The Vasari Singers are a very competent and justly respected choir; they were formed in 1980 by a group of friends from the London Symphony Chorus, and named themselves after Giorgio Vasari (1511-1575) a musician, architect, artist and critic in sixteenth century Italy. They thus committed themselves to performing Italian polyphony, but as their numbers increased their repertoire widened, and they now embrace a wide spectrum of music. For this programme, from their photograph, they number 31 and give an excellent account of themselves. They are virtually semi-professional these days, and their expertise is reflected in the way in which they cope with Dupré’s score.

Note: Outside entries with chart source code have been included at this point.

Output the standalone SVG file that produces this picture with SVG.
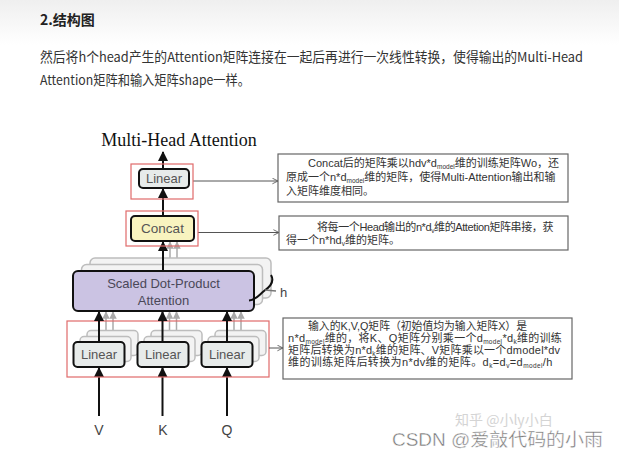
<svg xmlns="http://www.w3.org/2000/svg" width="619" height="458" viewBox="0 0 619 458">
<defs>
<linearGradient id="topbg" x1="0" y1="0" x2="0" y2="1">
<stop offset="0" stop-color="#efefef"/>
<stop offset="1" stop-color="#ffffff"/>
</linearGradient>
<marker id="ah" viewBox="0 0 10 10" refX="9" refY="5" markerWidth="5" markerHeight="5" orient="auto">
<path d="M0,0 L10,5 L0,10 z" fill="#111"/>
</marker>
<marker id="ahg" viewBox="0 0 10 10" refX="9" refY="5" markerWidth="5" markerHeight="5" orient="auto">
<path d="M0,0 L10,5 L0,10 z" fill="#aaa"/>
</marker>
<marker id="open" viewBox="0 0 10 10" refX="9" refY="5" markerWidth="7" markerHeight="7" orient="auto">
<path d="M1,1 L9,5 L1,9" fill="none" stroke="#555" stroke-width="1.2"/>
</marker>
<style>
.para{font-family:"Noto Sans CJK SC","Liberation Sans",sans-serif;font-size:13.5px;fill:#333}
.box{font-family:"Liberation Sans","Noto Sans CJK SC",sans-serif;font-size:13px;fill:#555;text-anchor:middle}
.note{font-family:"Liberation Sans","Noto Sans CJK SC",sans-serif;font-size:11px;fill:#333}
.sub{font-size:6.5px}
.red{fill:none;stroke:#e06a6a;stroke-width:1.2}
.lin{fill:#e7ebea;stroke:#111;stroke-width:2}
.shadow{fill:#f3f3f3;stroke:#bdbdbd;stroke-width:1.5}
.nbox{fill:#fff;stroke:#666;stroke-width:1.2}
.blk{stroke:#111;stroke-width:2;fill:none}
.gry{stroke:#aaa;stroke-width:1.5;fill:none}
.thin{stroke:#555;stroke-width:1;fill:none}
</style>
</defs>
<rect x="0" y="0" width="619" height="458" fill="#fff"/>
<rect x="0" y="0" width="619" height="45" fill="url(#topbg)"/>

<g id="header">
<text x="40" y="25" class="para" style="font-weight:bold;font-size:14px;fill:#222">2.结构图</text>
<text x="40" y="62" class="para" textLength="543" lengthAdjust="spacingAndGlyphs">然后将h个head产生的Attention矩阵连接在一起后再进行一次线性转换，使得输出的Multi-Head</text>
<text x="40" y="85" class="para" textLength="210" lengthAdjust="spacingAndGlyphs">Attention矩阵和输入矩阵shape一样。</text>
</g>

<g id="title">
<text x="179" y="146" text-anchor="middle" style="font-family:'Liberation Serif',serif;font-size:18px;fill:#111">Multi-Head Attention</text>
</g>

<g id="connectors">
<line x1="99" y1="416" x2="99" y2="368" class="blk" marker-end="url(#ah)"/>
<line x1="162.5" y1="416" x2="162.5" y2="368" class="blk" marker-end="url(#ah)"/>
<line x1="227" y1="416" x2="227" y2="368" class="blk" marker-end="url(#ah)"/>
<line x1="106" y1="336" x2="106" y2="312" class="gry" marker-end="url(#ahg)"/>
<line x1="113" y1="330" x2="113" y2="312" class="gry" marker-end="url(#ahg)"/>
<line x1="169.5" y1="336" x2="169.5" y2="312" class="gry" marker-end="url(#ahg)"/>
<line x1="176.5" y1="330" x2="176.5" y2="312" class="gry" marker-end="url(#ahg)"/>
<line x1="234" y1="336" x2="234" y2="312" class="gry" marker-end="url(#ahg)"/>
<line x1="241" y1="330" x2="241" y2="312" class="gry" marker-end="url(#ahg)"/>
<line x1="170" y1="265" x2="170" y2="242" class="gry" marker-end="url(#ahg)"/>
<line x1="177" y1="259" x2="177" y2="242" class="gry" marker-end="url(#ahg)"/>
</g>

<g id="scaled">
<rect x="90" y="258" width="181" height="40" rx="5" class="shadow"/>
<rect x="81.5" y="264.5" width="181" height="40" rx="5" class="shadow"/>
<rect x="73" y="271" width="181" height="40" rx="5" fill="#cbc3e3" stroke="#111" stroke-width="2"/>
<text x="163.5" y="288" class="box" style="fill:#4a4858">Scaled Dot-Product</text>
<text x="163.5" y="305" class="box" style="fill:#4a4858">Attention</text>
<path d="M271,275 C275,282 270,287 264,291 C259,295 256,300 249,300.5" class="blk" stroke-width="1.8"/>
<path d="M265,290 L276,291" stroke="#777" stroke-width="1.3" fill="none"/>
<text x="280" y="297" style="font-family:'Liberation Sans',sans-serif;font-size:13px;fill:#444">h</text>
</g>

<g id="linear-inputs">
<rect x="67" y="321" width="202" height="56" class="red"/>
<rect x="87" y="330.5" width="51" height="25" rx="4" class="shadow"/>
<rect x="80" y="336.5" width="51" height="25" rx="4" class="shadow"/>
<rect x="73.5" y="342" width="51" height="25" rx="4" class="lin"/>
<text x="99" y="359" class="box">Linear</text>
<rect x="151" y="330.5" width="51" height="25" rx="4" class="shadow"/>
<rect x="144" y="336.5" width="51" height="25" rx="4" class="shadow"/>
<rect x="137.5" y="342" width="51" height="25" rx="4" class="lin"/>
<text x="163" y="359" class="box">Linear</text>
<rect x="215" y="330.5" width="51" height="25" rx="4" class="shadow"/>
<rect x="208" y="336.5" width="51" height="25" rx="4" class="shadow"/>
<rect x="201.5" y="342" width="51" height="25" rx="4" class="lin"/>
<text x="227" y="359" class="box">Linear</text>
</g>

<g id="connectors-main">
<line x1="99" y1="342" x2="99" y2="312" class="blk" marker-end="url(#ah)"/>
<line x1="162.5" y1="342" x2="162.5" y2="312" class="blk" marker-end="url(#ah)"/>
<line x1="227" y1="342" x2="227" y2="312" class="blk" marker-end="url(#ah)"/>
<line x1="163" y1="271" x2="163" y2="242" class="blk" marker-end="url(#ah)"/>
<line x1="163" y1="216" x2="163" y2="189" class="blk" marker-end="url(#ah)"/>
<line x1="163" y1="169" x2="163" y2="152" class="blk" marker-end="url(#ah)"/>
<line x1="193" y1="181" x2="278" y2="181" class="thin" marker-end="url(#open)"/>
<line x1="198" y1="232.5" x2="279" y2="232.5" class="thin" marker-end="url(#open)"/>
<line x1="269" y1="348" x2="283" y2="348" class="thin" marker-end="url(#open)"/>
</g>

<g id="concat">
<rect x="126" y="211" width="72" height="35" class="red"/>
<rect x="131" y="216" width="63" height="25" rx="4" fill="#f8f3bf" stroke="#111" stroke-width="2"/>
<text x="162.5" y="233" class="box" style="font-size:13.5px">Concat</text>
</g>

<g id="linear-top">
<rect x="131" y="164" width="62" height="35" class="red"/>
<rect x="139" y="169" width="50" height="19" rx="4" class="lin"/>
<text x="164" y="183" class="box">Linear</text>
</g>

<g id="inputs">
<text x="99" y="435" class="box" style="font-size:14px;fill:#444">V</text>
<text x="163" y="435" class="box" style="font-size:14px;fill:#444">K</text>
<text x="227" y="435" class="box" style="font-size:14px;fill:#444">Q</text>
</g>

<g id="note-linear">
<rect x="278" y="154" width="290" height="48" class="nbox"/>
<text x="308" y="167" class="note">Concat后的矩阵乘以hdv*d<tspan class="sub" dy="1.5">model</tspan><tspan dy="-1.5">维的训练矩阵Wo，还</tspan></text>
<text x="286" y="181" class="note">原成一个n*d<tspan class="sub" dy="1.5">model</tspan><tspan dy="-1.5">维的矩阵，使得Multi-Attention输出和输</tspan></text>
<text x="286" y="194.5" class="note">入矩阵维度相同。</text>
</g>

<g id="note-concat">
<rect x="279" y="216" width="289" height="34" class="nbox"/>
<text x="317" y="231" class="note" style="letter-spacing:-0.4px">将每一个Head输出的n*d<tspan class="sub" dy="1.5">v</tspan><tspan dy="-1.5">维的Attetion矩阵串接，获</tspan></text>
<text x="286" y="244" class="note">得一个n*hd<tspan class="sub" dy="1.5">v</tspan><tspan dy="-1.5">维的矩阵。</tspan></text>
</g>

<g id="note-inputs">
<rect x="283" y="318" width="289" height="61" class="nbox"/>
<text x="308" y="330" class="note" textLength="219" lengthAdjust="spacingAndGlyphs">输入的K,V,Q矩阵（初始值均为输入矩阵X）是</text>
<text x="288" y="342" class="note" style="letter-spacing:0.3px">n*d<tspan class="sub" dy="1.5">model</tspan><tspan dy="-1.5">维的，将K、Q矩阵分别乘一个d</tspan><tspan class="sub" dy="1.5">model</tspan><tspan dy="-1.5">*d</tspan><tspan class="sub" dy="1.5">k</tspan><tspan dy="-1.5">维的训练</tspan></text>
<text x="288" y="354" class="note" style="letter-spacing:0.2px">矩阵后转换为n*d<tspan class="sub" dy="1.5">k</tspan><tspan dy="-1.5">维的矩阵、V矩阵乘以一个dmodel*dv</tspan></text>
<text x="288" y="366" class="note" style="letter-spacing:0.4px">维的训练矩阵后转换为n*dv维的矩阵。d<tspan class="sub" dy="1.5">k</tspan><tspan dy="-1.5">=d</tspan><tspan class="sub" dy="1.5">v</tspan><tspan dy="-1.5">=d</tspan><tspan class="sub" dy="1.5">model</tspan><tspan dy="-1.5">/h</tspan></text>
</g>

<g id="watermark">
<text x="455" y="425" style="font-family:'Noto Sans CJK SC',sans-serif;font-size:14px;fill:#d4d4d4">知乎 @小ly小白</text>
<text x="392" y="446" textLength="211" lengthAdjust="spacingAndGlyphs" style="font-family:'Liberation Sans','Noto Sans CJK SC',sans-serif;font-size:18px;fill:#777;stroke:#fff;stroke-width:0.4">CSDN @爱敲代码的小雨</text>
</g>
</svg>
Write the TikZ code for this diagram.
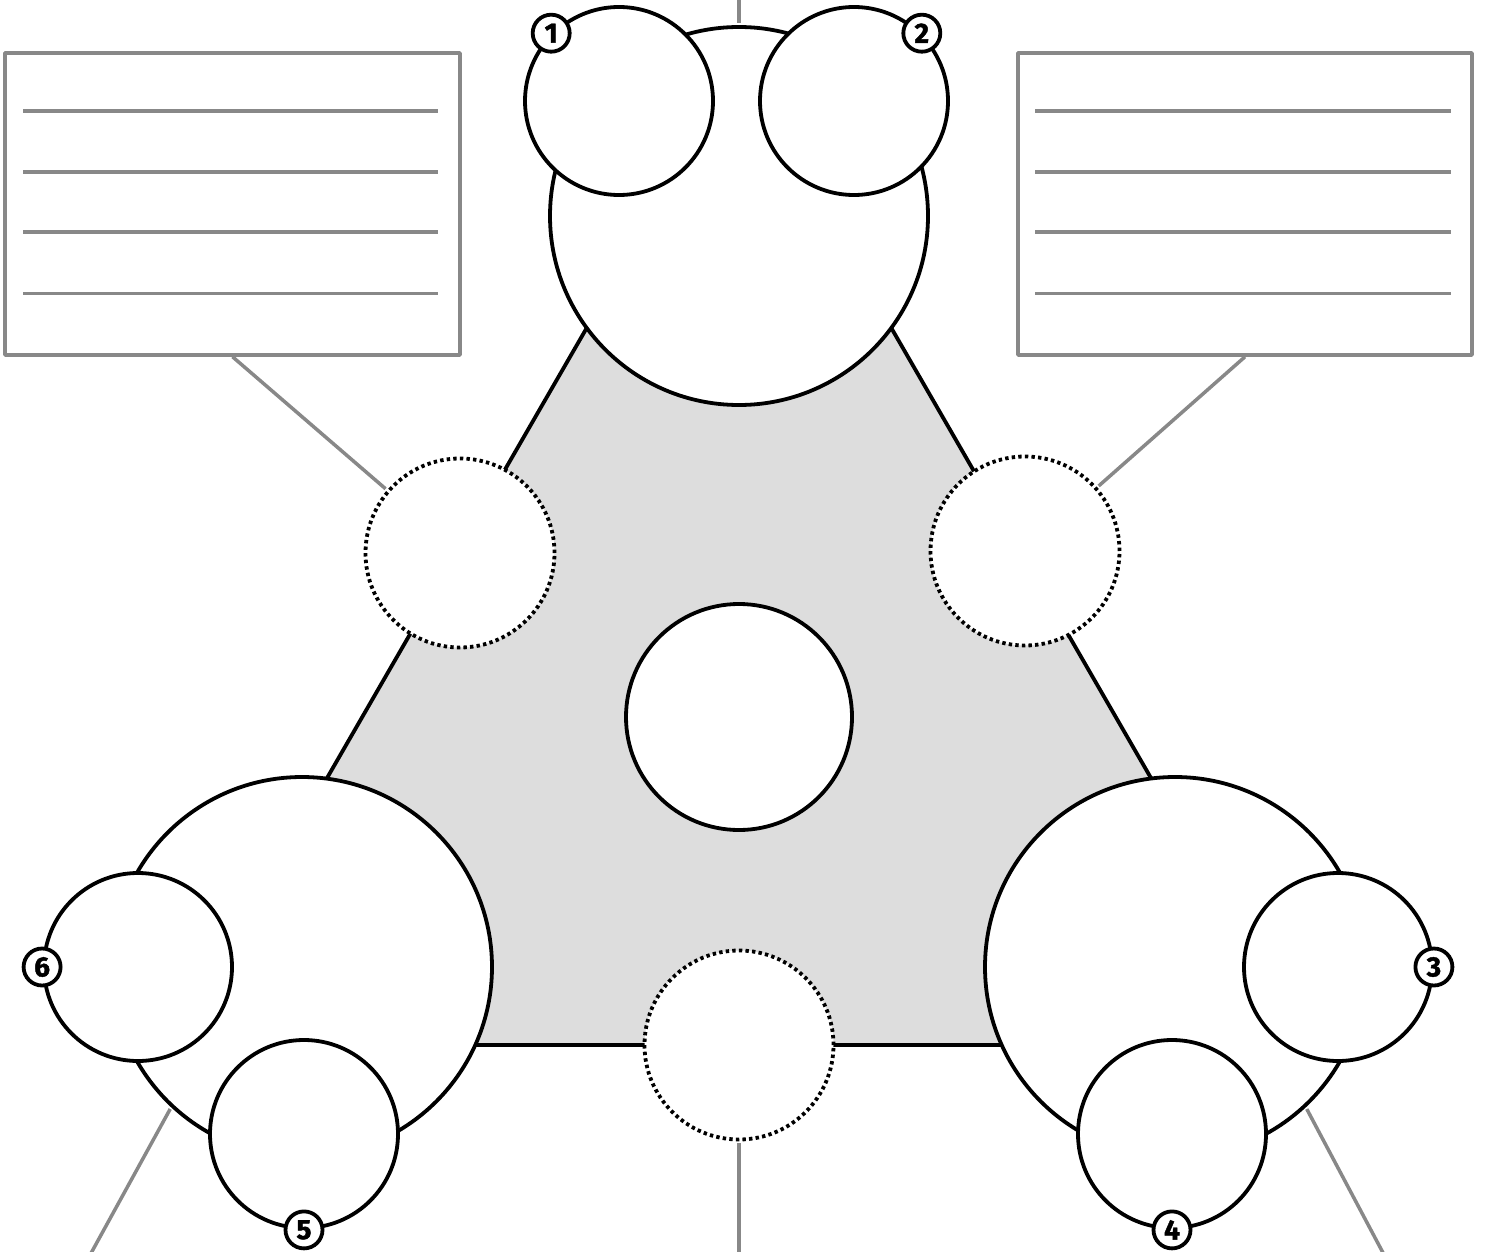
\documentclass[tikz,border=0pt]{standalone}
\usepackage{fontspec}
\newfontfamily\labelfont{Fira Sans}[FakeBold=1.5]
\usetikzlibrary{calc}
\definecolor{tri}{HTML}{DDDDDD}
\definecolor{conn}{HTML}{888888}
\tikzset{
  ring/.style={circle, draw=black, fill=white, line width=3.8pt, inner sep=0pt, minimum size=#1},
  dotring/.style={circle, draw=black, fill=white, line width=3.8pt, inner sep=0pt, minimum size=#1, dash pattern=on 3.4pt off 3.2pt},
  numtag/.style={circle, draw=black, fill=white, line width=3.8pt, inner sep=0pt, minimum size=37pt, font=\labelfont\bfseries\fontsize{28}{28}\selectfont},
  notebox/.style={rectangle, draw=conn, fill=white, line width=3.5pt, minimum width=455pt, minimum height=302pt, inner sep=0pt, line join=round},
  noteline/.style={draw=conn, line width=3.5pt},
  link/.style={draw=conn, line width=3.5pt},
}
\begin{document}
\begin{tikzpicture}[x=1pt,y=-1pt]
\clip (0,0) rectangle (1486,1252);
\fill[white] (0,0) rectangle (1486,1252);
% shaded triangle
\draw[fill=tri, line width=3.8pt, line join=round] (173,1045) -- (1305,1045) -- (739,64) -- cycle;
% big circles
\node[ring=378pt] (top) at (739,216) {};
\node[ring=380pt] (bl) at (302,967) {};
\node[ring=380pt] (br) at (1175,967) {};
\node[ring=226pt] (mid) at (739,717) {};
% small circles
\node[ring=188pt] (c1) at (619,101) {};
\node[ring=188pt] (c2) at (854,101) {};
\node[ring=188pt] (c3) at (1338,967) {};
\node[ring=188pt] (c4) at (1172,1134) {};
\node[ring=188pt] (c5) at (304,1134) {};
\node[ring=188pt] (c6) at (138,967) {};
% dotted circles
\node[dotring=189pt] (dl) at (460,553) {};
\node[dotring=189pt] (dr) at (1025,551) {};
\node[dotring=189pt] (db) at (739,1045) {};
% number tags
\node[numtag] (n1) at (c1.135) {1};
\node[numtag] (n2) at (c2.45) {2};
\node[numtag] (n3) at (c3.0) {3};
\node[numtag] (n4) at (c4.270) {4};
\node[numtag] (n5) at (c5.270) {5};
\node[numtag] (n6) at (c6.180) {6};
% note boxes
\node[notebox] (lbox) at (232.5,204) {};
\node[notebox, minimum width=454pt] (rbox) at (1245,204) {};
\foreach \dy in {60,121,181,242} {
  \draw[noteline] ($(lbox.north west)+(20,\dy)$) -- ($(lbox.north west)+(435,\dy)$);
  \draw[noteline] ($(rbox.north west)+(19,\dy)$) -- ($(rbox.north west)+(435,\dy)$);
}
% free ends
\coordinate (topend) at (739,-5);
\coordinate (botend) at (739,1262);
\coordinate (blend) at (84,1266);
\coordinate (brend) at (1390,1266);
% connectors
\draw[link, shorten >=1.9pt] (topend) -- (top);
\draw[link, shorten <=1.9pt] (db) -- (botend);
\draw[link, shorten >=1.9pt] (lbox.south) -- (dl);
\draw[link, shorten >=1.9pt] (rbox.south) -- (dr);
\draw[link, shorten <=1.9pt] (bl.227) -- (blend);
\draw[link, shorten <=1.9pt] (br.313) -- (brend);
\end{tikzpicture}
\end{document}
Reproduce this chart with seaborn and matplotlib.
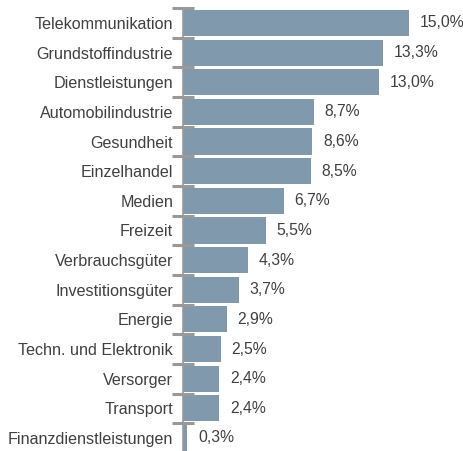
import pandas as pd
import seaborn as sns
import matplotlib.pyplot as plt
import numpy as np

branchen = ["Telekommunikation", "Grundstoffindustrie", "Dienstleistungen", "Automobilindustrie",
            "Gesundheit", "Einzelhandel", "Medien", "Freizeit", "Verbrauchsgüter",
            "Investitionsgüter", "Energie", "Techn. und Elektronik", "Versorger", "Transport",
            "Finanzdienstleistungen"]
anteil = [15.0, 13.3, 13.0, 8.7, 8.6, 8.5, 6.7, 5.5, 4.3, 3.7, 2.9, 2.5, 2.4, 2.4, 0.3]

df = pd.DataFrame({"Branche": branchen, "Anteil": anteil})

plt.rcParams['font.family'] = ['Liberation Sans', 'DejaVu Sans']
fig = plt.figure(figsize=(4.64, 4.51), dpi=100)
ax = fig.add_axes([0.394, -0.004, 0.606, 0.986])

sns.barplot(data=df, x="Anteil", y="Branche", orient="h", color="#8199ad",
            saturation=1, width=0.88, ax=ax)

ax.set_xlim(0, 18.65)
ax.set_ylim(len(branchen) - 0.5, -0.5)
ax.set_xlabel("")
ax.set_ylabel("")
ax.set_xticks([])
for s in ["top", "right", "bottom"]:
    ax.spines[s].set_visible(False)
ax.spines["left"].set_color("#999999")
ax.spines["left"].set_linewidth(1.2)

ax.tick_params(axis="y", which="major", length=0, pad=7, labelsize=11.6, labelcolor="#404040")
ax.set_yticks(np.arange(-0.5, len(branchen), 1), minor=True)
ax.tick_params(axis="y", which="minor", direction="inout", length=16, width=2.2, color="#999999")

for i, v in enumerate(anteil):
    ax.text(v + 0.72, i, f"{v:.1f}%".replace(".", ","), va="center", ha="left",
            fontsize=11.3, color="#404040")

fig.savefig("out.png", dpi=100)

I cannot say that I enjoyed the work, rather that it was a most interesting experience to hear this unusual oratorio; I would not want to listen to it again, but I’m grateful for the chance of experiencing it. This, together with the other items on the disc are likely to prove of interest to a student of modern French choral music. In fact, apart from the Messiaen, none of these works is otherwise represented in the current catalogue.

Jean Langlais studied at the Institute for Blind Youth, and later entered the Paris Conservatoire, studying organ under Dupré. He later took up an appointment at the Sainte Clotilde church in Paris (previously held by César Franck and Tournemire). The motet Festival Alleluia is scored for choir and organ, with optional timpani and trumpets. It consists of contrasting sections singing for almost 7 minutes to the one word “Alleluia”. I found the whole work tedious because of this, although the singers and organ performed more than adequately. I am probably missing some finer points, but it was not for me.

Jéhan Alain was killed in action in 1940, aged only 29; O Salutaris is a short motet beautifully crafted and sung. It has been adapted by his sister, the renowned organist Marie-Claire Alain. It is a very peaceful, easily accessible piece, again well performed, and which I enjoyed most of any works on this disc.

Olivier Messiaen’s O sacrum convivium is scored for a capella choir, or soprano and organ; the choral version is performed here, and again with aplomb by the Vasari singers. I could not get to grips with this piece, but then Messiaen was ever my bête-noire and attempts to understand and appreciate his music in the past have been accompanied by failure!

The recording for all works is up to Guild’s usual high standards, and reproduction and balance of parts is very natural. In total a disc for specialists or those liking the unusual in repertoire.